▶ **Set exercise**
Images are not part of the copy; write out the rest of the data exactly as given.

▶ **Recorded data**
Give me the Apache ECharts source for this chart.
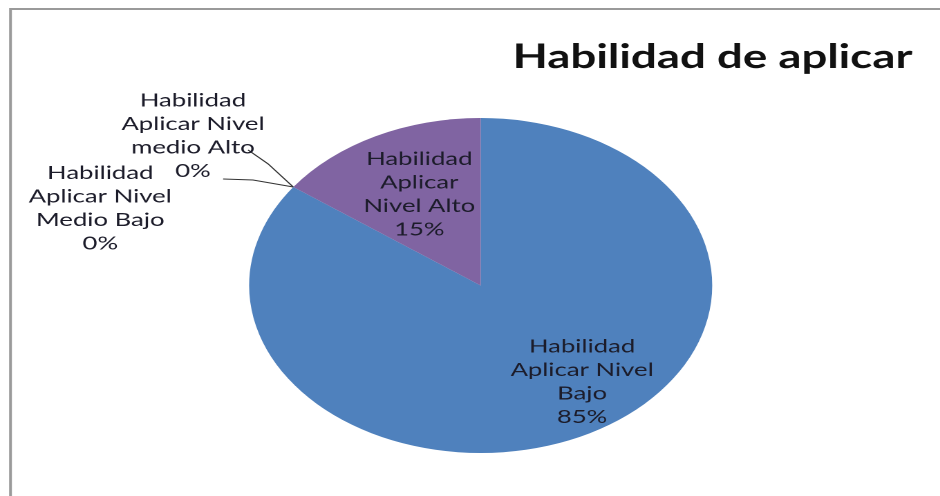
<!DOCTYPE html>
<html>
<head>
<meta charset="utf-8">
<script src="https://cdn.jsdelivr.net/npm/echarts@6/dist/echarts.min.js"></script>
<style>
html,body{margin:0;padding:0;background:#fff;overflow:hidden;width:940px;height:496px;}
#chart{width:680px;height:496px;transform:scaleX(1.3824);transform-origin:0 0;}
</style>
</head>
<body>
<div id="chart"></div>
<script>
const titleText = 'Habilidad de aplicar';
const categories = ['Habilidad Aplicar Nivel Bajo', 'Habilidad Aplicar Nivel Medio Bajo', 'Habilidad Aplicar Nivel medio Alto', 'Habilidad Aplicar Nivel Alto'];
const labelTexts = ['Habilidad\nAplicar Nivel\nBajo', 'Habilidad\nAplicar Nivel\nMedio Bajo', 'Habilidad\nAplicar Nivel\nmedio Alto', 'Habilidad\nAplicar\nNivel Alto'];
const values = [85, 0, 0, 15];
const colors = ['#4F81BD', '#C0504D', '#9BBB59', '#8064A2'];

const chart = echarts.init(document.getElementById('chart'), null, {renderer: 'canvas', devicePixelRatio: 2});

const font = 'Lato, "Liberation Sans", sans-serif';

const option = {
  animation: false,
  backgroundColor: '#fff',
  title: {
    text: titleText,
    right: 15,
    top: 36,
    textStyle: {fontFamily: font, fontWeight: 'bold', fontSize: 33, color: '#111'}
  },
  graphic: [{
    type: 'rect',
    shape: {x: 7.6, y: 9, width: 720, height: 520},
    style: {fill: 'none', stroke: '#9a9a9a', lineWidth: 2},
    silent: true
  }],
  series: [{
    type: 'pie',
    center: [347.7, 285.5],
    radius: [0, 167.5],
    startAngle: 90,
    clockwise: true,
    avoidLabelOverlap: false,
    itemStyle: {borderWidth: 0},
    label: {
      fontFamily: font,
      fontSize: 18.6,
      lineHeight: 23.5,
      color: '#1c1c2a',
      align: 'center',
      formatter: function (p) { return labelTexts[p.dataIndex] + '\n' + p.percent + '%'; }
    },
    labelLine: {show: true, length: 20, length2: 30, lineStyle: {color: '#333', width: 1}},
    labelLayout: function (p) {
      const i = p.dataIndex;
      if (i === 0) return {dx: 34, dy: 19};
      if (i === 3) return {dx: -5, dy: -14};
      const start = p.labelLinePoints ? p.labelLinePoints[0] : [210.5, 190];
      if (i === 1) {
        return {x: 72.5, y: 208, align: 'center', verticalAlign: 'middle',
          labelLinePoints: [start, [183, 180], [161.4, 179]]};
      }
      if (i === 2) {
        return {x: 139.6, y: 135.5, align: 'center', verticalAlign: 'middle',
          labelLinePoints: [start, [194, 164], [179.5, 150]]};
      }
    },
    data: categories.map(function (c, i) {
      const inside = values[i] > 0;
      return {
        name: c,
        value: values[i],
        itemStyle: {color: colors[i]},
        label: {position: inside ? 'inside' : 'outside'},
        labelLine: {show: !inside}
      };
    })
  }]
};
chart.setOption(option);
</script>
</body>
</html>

▶ **Written answer**
Give me the Apache ECharts source for this chart.
<!DOCTYPE html>
<html>
<head>
<meta charset="utf-8">
<script src="https://cdn.jsdelivr.net/npm/echarts@6/dist/echarts.min.js"></script>
<style>
html,body{margin:0;padding:0;background:#fff;overflow:hidden;width:940px;height:496px;}
#chart{width:680px;height:496px;transform:scaleX(1.3824);transform-origin:0 0;}
</style>
</head>
<body>
<div id="chart"></div>
<script>
const titleText = 'Habilidad de aplicar';
const categories = ['Habilidad Aplicar Nivel Bajo', 'Habilidad Aplicar Nivel Medio Bajo', 'Habilidad Aplicar Nivel medio Alto', 'Habilidad Aplicar Nivel Alto'];
const labelTexts = ['Habilidad\nAplicar Nivel\nBajo', 'Habilidad\nAplicar Nivel\nMedio Bajo', 'Habilidad\nAplicar Nivel\nmedio Alto', 'Habilidad\nAplicar\nNivel Alto'];
const values = [85, 0, 0, 15];
const colors = ['#4F81BD', '#C0504D', '#9BBB59', '#8064A2'];

const chart = echarts.init(document.getElementById('chart'), null, {renderer: 'canvas', devicePixelRatio: 2});

const font = 'Lato, "Liberation Sans", sans-serif';

const option = {
  animation: false,
  backgroundColor: '#fff',
  title: {
    text: titleText,
    right: 15,
    top: 36,
    textStyle: {fontFamily: font, fontWeight: 'bold', fontSize: 33, color: '#111'}
  },
  graphic: [{
    type: 'rect',
    shape: {x: 7.6, y: 9, width: 720, height: 520},
    style: {fill: 'none', stroke: '#9a9a9a', lineWidth: 2},
    silent: true
  }],
  series: [{
    type: 'pie',
    center: [347.7, 285.5],
    radius: [0, 167.5],
    startAngle: 90,
    clockwise: true,
    avoidLabelOverlap: false,
    itemStyle: {borderWidth: 0},
    label: {
      fontFamily: font,
      fontSize: 18.6,
      lineHeight: 23.5,
      color: '#1c1c2a',
      align: 'center',
      formatter: function (p) { return labelTexts[p.dataIndex] + '\n' + p.percent + '%'; }
    },
    labelLine: {show: true, length: 20, length2: 30, lineStyle: {color: '#333', width: 1}},
    labelLayout: function (p) {
      const i = p.dataIndex;
      if (i === 0) return {dx: 34, dy: 19};
      if (i === 3) return {dx: -5, dy: -14};
      const start = p.labelLinePoints ? p.labelLinePoints[0] : [210.5, 190];
      if (i === 1) {
        return {x: 72.5, y: 208, align: 'center', verticalAlign: 'middle',
          labelLinePoints: [start, [183, 180], [161.4, 179]]};
      }
      if (i === 2) {
        return {x: 139.6, y: 135.5, align: 'center', verticalAlign: 'middle',
          labelLinePoints: [start, [194, 164], [179.5, 150]]};
      }
    },
    data: categories.map(function (c, i) {
      const inside = values[i] > 0;
      return {
        name: c,
        value: values[i],
        itemStyle: {color: colors[i]},
        label: {position: inside ? 'inside' : 'outside'},
        labelLine: {show: !inside}
      };
    })
  }]
};
chart.setOption(option);
</script>
</body>
</html>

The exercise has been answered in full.